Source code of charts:
------------
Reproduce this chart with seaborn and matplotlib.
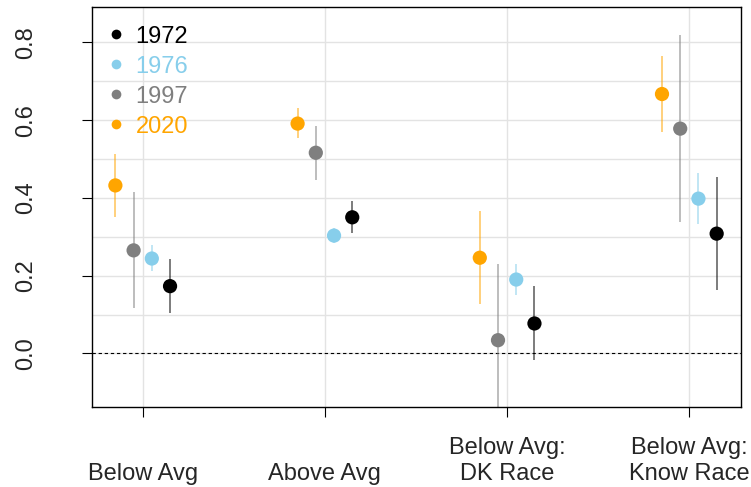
import numpy as np
import pandas as pd
import matplotlib
matplotlib.use("Agg")
import matplotlib.pyplot as plt
from matplotlib.lines import Line2D
from matplotlib.ticker import FixedLocator
import seaborn as sns

# ---- data ----
categories = ["Below Avg", "Above Avg", "Below Avg:\nDK Race", "Below Avg:\nKnow Race"]
years = ["1972", "1976", "1997", "2020"]
draw_order = ["2020", "1997", "1976", "1972"]   # left to right within a group

est_1972 = [0.173, 0.350, 0.077, 0.308]
est_1976 = [0.244, 0.303, 0.190, 0.398]
est_1997 = [0.265, 0.516, 0.034, 0.578]
est_2020 = [0.432, 0.591, 0.246, 0.667]

lo_1972 = [0.104, 0.310, -0.018, 0.162]
lo_1976 = [0.211, 0.283, 0.151, 0.334]
lo_1997 = [0.116, 0.447, -0.200, 0.338]
lo_2020 = [0.352, 0.553, 0.128, 0.569]

hi_1972 = [0.242, 0.391, 0.173, 0.454]
hi_1976 = [0.278, 0.323, 0.230, 0.463]
hi_1997 = [0.416, 0.584, 0.229, 0.820]
hi_2020 = [0.512, 0.631, 0.365, 0.765]

y_ticks = [0.0, 0.2, 0.4, 0.6, 0.8]
y_tick_labels = ["0.0", "0.2", "0.4", "0.6", "0.8"]

palette = {"1972": "#000000", "1976": "#87CEEB", "1997": "#7F7F7F", "2020": "#FFA500"}

est = {"1972": est_1972, "1976": est_1976, "1997": est_1997, "2020": est_2020}
lo = {"1972": lo_1972, "1976": lo_1976, "1997": lo_1997, "2020": lo_2020}
hi = {"1972": hi_1972, "1976": hi_1976, "1997": hi_1997, "2020": hi_2020}

offsets = dict(zip(draw_order, np.linspace(-0.15, 0.15, len(draw_order))))
rows = []
for y in draw_order:
    for i, c in enumerate(categories):
        rows.append({"year": y, "category": c, "pos": i + 1 + offsets[y],
                     "est": est[y][i], "lo": lo[y][i], "hi": hi[y][i]})
df = pd.DataFrame(rows)

# ---- style ----
sns.set_style("white")
plt.rcParams["font.family"] = ["Liberation Sans", "DejaVu Sans"]

fig = plt.figure(figsize=(7.51, 4.87), dpi=100)
ax = fig.add_axes([0.1221, 0.1649, 0.8642, 0.8201])

# grid
ax.set_axisbelow(True)
ax.yaxis.set_minor_locator(FixedLocator([0.1, 0.3, 0.5, 0.7]))
ax.grid(True, which="both", axis="y", color="#E3E3E3", linewidth=1.0)
ax.grid(True, which="major", axis="x", color="#E3E3E3", linewidth=1.0)
ax.tick_params(axis="y", which="minor", length=0)

# zero line
ax.axhline(0, color="black", linestyle=(0, (3, 2.5)), linewidth=0.8, zorder=1)

# confidence intervals
for y in draw_order:
    sub = df[df["year"] == y]
    ax.vlines(sub["pos"], sub["lo"], sub["hi"], color=palette[y], alpha=0.65,
              linewidth=1.1, zorder=2)

# points
sns.scatterplot(data=df, x="pos", y="est", hue="year", hue_order=draw_order,
                palette=palette, s=105, linewidth=0, legend=False, ax=ax, zorder=3)

ax.set_xlim(0.72, 4.282)
ax.set_ylim(-0.137, 0.890)
ax.set_xticks(range(1, len(categories) + 1))
ax.set_xticklabels(categories, fontsize=17, va="baseline", ha="center")
ax.set_yticks(y_ticks)
ax.set_yticklabels(y_tick_labels, fontsize=17, rotation=90, va="center")
ax.set_xlabel("")
ax.set_ylabel("")
ax.tick_params(axis="x", which="major", length=7.2, width=0.8, color="black",
               pad=45.4, direction="out", bottom=True)
ax.tick_params(axis="y", which="major", length=7.2, width=0.8, color="black",
               pad=32, direction="out", left=True)

for s in ax.spines.values():
    s.set_color("black")
    s.set_linewidth(1.0)

handles = [Line2D([0], [0], marker="o", linestyle="none", markersize=7,
                  markerfacecolor=palette[y], markeredgewidth=0) for y in years]
leg = ax.legend(handles, years, loc="upper left", bbox_to_anchor=(0.015, 0.966),
                frameon=False, fontsize=17, handlelength=0.8, handletextpad=0.45,
                labelspacing=0.34, borderaxespad=0, borderpad=0.2)
for t, y in zip(leg.get_texts(), years):
    t.set_color(palette[y])

fig.savefig("out.png", dpi=100)
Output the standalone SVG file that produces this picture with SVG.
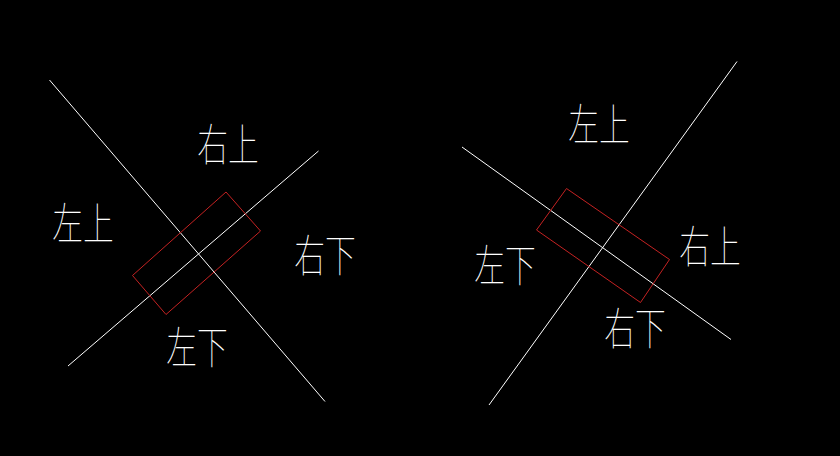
------------
== Stated goal ==
Go through the entries above and output them exactly, without pictures.

== Solved exercise ==
Reproduce this chart with seaborn and matplotlib.
import numpy as np
import pandas as pd
import matplotlib
matplotlib.use("Agg")
import matplotlib.pyplot as plt
from matplotlib.lines import Line2D
from matplotlib.ticker import FixedLocator
import seaborn as sns

# ---- data ----
categories = ["Below Avg", "Above Avg", "Below Avg:\nDK Race", "Below Avg:\nKnow Race"]
years = ["1972", "1976", "1997", "2020"]
draw_order = ["2020", "1997", "1976", "1972"]   # left to right within a group

est_1972 = [0.173, 0.350, 0.077, 0.308]
est_1976 = [0.244, 0.303, 0.190, 0.398]
est_1997 = [0.265, 0.516, 0.034, 0.578]
est_2020 = [0.432, 0.591, 0.246, 0.667]

lo_1972 = [0.104, 0.310, -0.018, 0.162]
lo_1976 = [0.211, 0.283, 0.151, 0.334]
lo_1997 = [0.116, 0.447, -0.200, 0.338]
lo_2020 = [0.352, 0.553, 0.128, 0.569]

hi_1972 = [0.242, 0.391, 0.173, 0.454]
hi_1976 = [0.278, 0.323, 0.230, 0.463]
hi_1997 = [0.416, 0.584, 0.229, 0.820]
hi_2020 = [0.512, 0.631, 0.365, 0.765]

y_ticks = [0.0, 0.2, 0.4, 0.6, 0.8]
y_tick_labels = ["0.0", "0.2", "0.4", "0.6", "0.8"]

palette = {"1972": "#000000", "1976": "#87CEEB", "1997": "#7F7F7F", "2020": "#FFA500"}

est = {"1972": est_1972, "1976": est_1976, "1997": est_1997, "2020": est_2020}
lo = {"1972": lo_1972, "1976": lo_1976, "1997": lo_1997, "2020": lo_2020}
hi = {"1972": hi_1972, "1976": hi_1976, "1997": hi_1997, "2020": hi_2020}

offsets = dict(zip(draw_order, np.linspace(-0.15, 0.15, len(draw_order))))
rows = []
for y in draw_order:
    for i, c in enumerate(categories):
        rows.append({"year": y, "category": c, "pos": i + 1 + offsets[y],
                     "est": est[y][i], "lo": lo[y][i], "hi": hi[y][i]})
df = pd.DataFrame(rows)

# ---- style ----
sns.set_style("white")
plt.rcParams["font.family"] = ["Liberation Sans", "DejaVu Sans"]

fig = plt.figure(figsize=(7.51, 4.87), dpi=100)
ax = fig.add_axes([0.1221, 0.1649, 0.8642, 0.8201])

# grid
ax.set_axisbelow(True)
ax.yaxis.set_minor_locator(FixedLocator([0.1, 0.3, 0.5, 0.7]))
ax.grid(True, which="both", axis="y", color="#E3E3E3", linewidth=1.0)
ax.grid(True, which="major", axis="x", color="#E3E3E3", linewidth=1.0)
ax.tick_params(axis="y", which="minor", length=0)

# zero line
ax.axhline(0, color="black", linestyle=(0, (3, 2.5)), linewidth=0.8, zorder=1)

# confidence intervals
for y in draw_order:
    sub = df[df["year"] == y]
    ax.vlines(sub["pos"], sub["lo"], sub["hi"], color=palette[y], alpha=0.65,
              linewidth=1.1, zorder=2)

# points
sns.scatterplot(data=df, x="pos", y="est", hue="year", hue_order=draw_order,
                palette=palette, s=105, linewidth=0, legend=False, ax=ax, zorder=3)

ax.set_xlim(0.72, 4.282)
ax.set_ylim(-0.137, 0.890)
ax.set_xticks(range(1, len(categories) + 1))
ax.set_xticklabels(categories, fontsize=17, va="baseline", ha="center")
ax.set_yticks(y_ticks)
ax.set_yticklabels(y_tick_labels, fontsize=17, rotation=90, va="center")
ax.set_xlabel("")
ax.set_ylabel("")
ax.tick_params(axis="x", which="major", length=7.2, width=0.8, color="black",
               pad=45.4, direction="out", bottom=True)
ax.tick_params(axis="y", which="major", length=7.2, width=0.8, color="black",
               pad=32, direction="out", left=True)

for s in ax.spines.values():
    s.set_color("black")
    s.set_linewidth(1.0)

handles = [Line2D([0], [0], marker="o", linestyle="none", markersize=7,
                  markerfacecolor=palette[y], markeredgewidth=0) for y in years]
leg = ax.legend(handles, years, loc="upper left", bbox_to_anchor=(0.015, 0.966),
                frameon=False, fontsize=17, handlelength=0.8, handletextpad=0.45,
                labelspacing=0.34, borderaxespad=0, borderpad=0.2)
for t, y in zip(leg.get_texts(), years):
    t.set_color(palette[y])

fig.savefig("out.png", dpi=100)
Output the standalone SVG file that produces this picture with SVG.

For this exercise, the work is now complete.